There is also animal experimentation in schools. During science we see students dissecting frogs, eyeballs and other animals meaning animals had to be killed for this. In my opinion you don’t need to dissect animals to learn about them. Dissection of animals in school doesn’t serve much of a purpose and can lead students to want to kill more harmless animals on their own.

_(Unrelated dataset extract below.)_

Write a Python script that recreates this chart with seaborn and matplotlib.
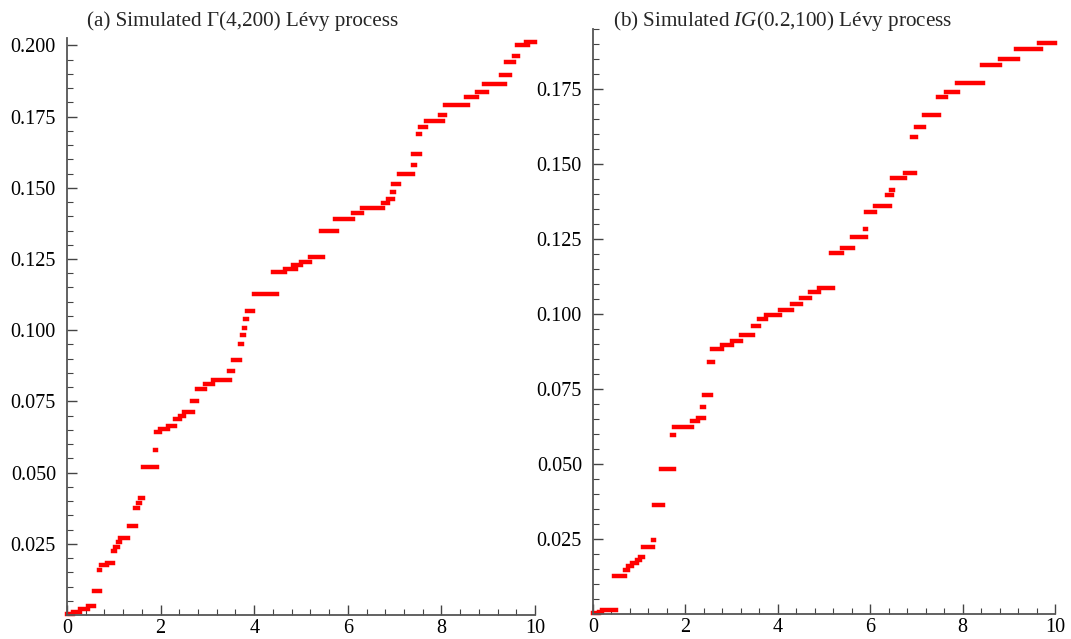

When searching for pictures to post for animal experimentation it was very disturbing to look at them. It really opened my eyes to see the horrible things that are being done to animals. Just because they are animals and not humans doesn't mean they don't feel every bit of pain.

Thursday, March 8, 2007

History of Animal Rights


According to the Wikipedia encyclopedia animal rights "also known as animal liberation, is the movement to protect non-human animals from being used or regarded as property by humans." In these movements people seek out to improve animal treatment. They want animals to be referred to as "legal persons". For quite some time now there have been many efforts towards helping animals and giving them more respect. These efforts go back to numerous philosophers. Pythagoras was a Greek philosopher and mathematician who believed in reincarnation. Because of this he felt that if someone killed an animal they could be killing their ancestor. He did not believe in using animals as sacrifice or as food and so he was a vegetarian. An English philosopher Jeremy Bentham believed that the pain animals went through was exactly the same as the pain humans went through. Bentham felt that “the ability to suffer, not the ability to reason, must be the benchmark of how we treat other beings. If the ability to reason were the criterion, many human beings, including babies and disabled people, would also have to be treated as though they were things.” The philosophy these men believed in is that animals deserve certain moral rights and laws should be made to insure of it. In a way I agree but also disagree with these philosophers. I don't think I would ever be able to become a vegetarian and I feel that one reason animals were put on this earth was to use them for food to survive. However, I do agree that we don't need to kill animals for useless things such as for fur on our clothes or to make alligator shoes. What I'm tyring to say is that there should be a limit on how animals are treated or used.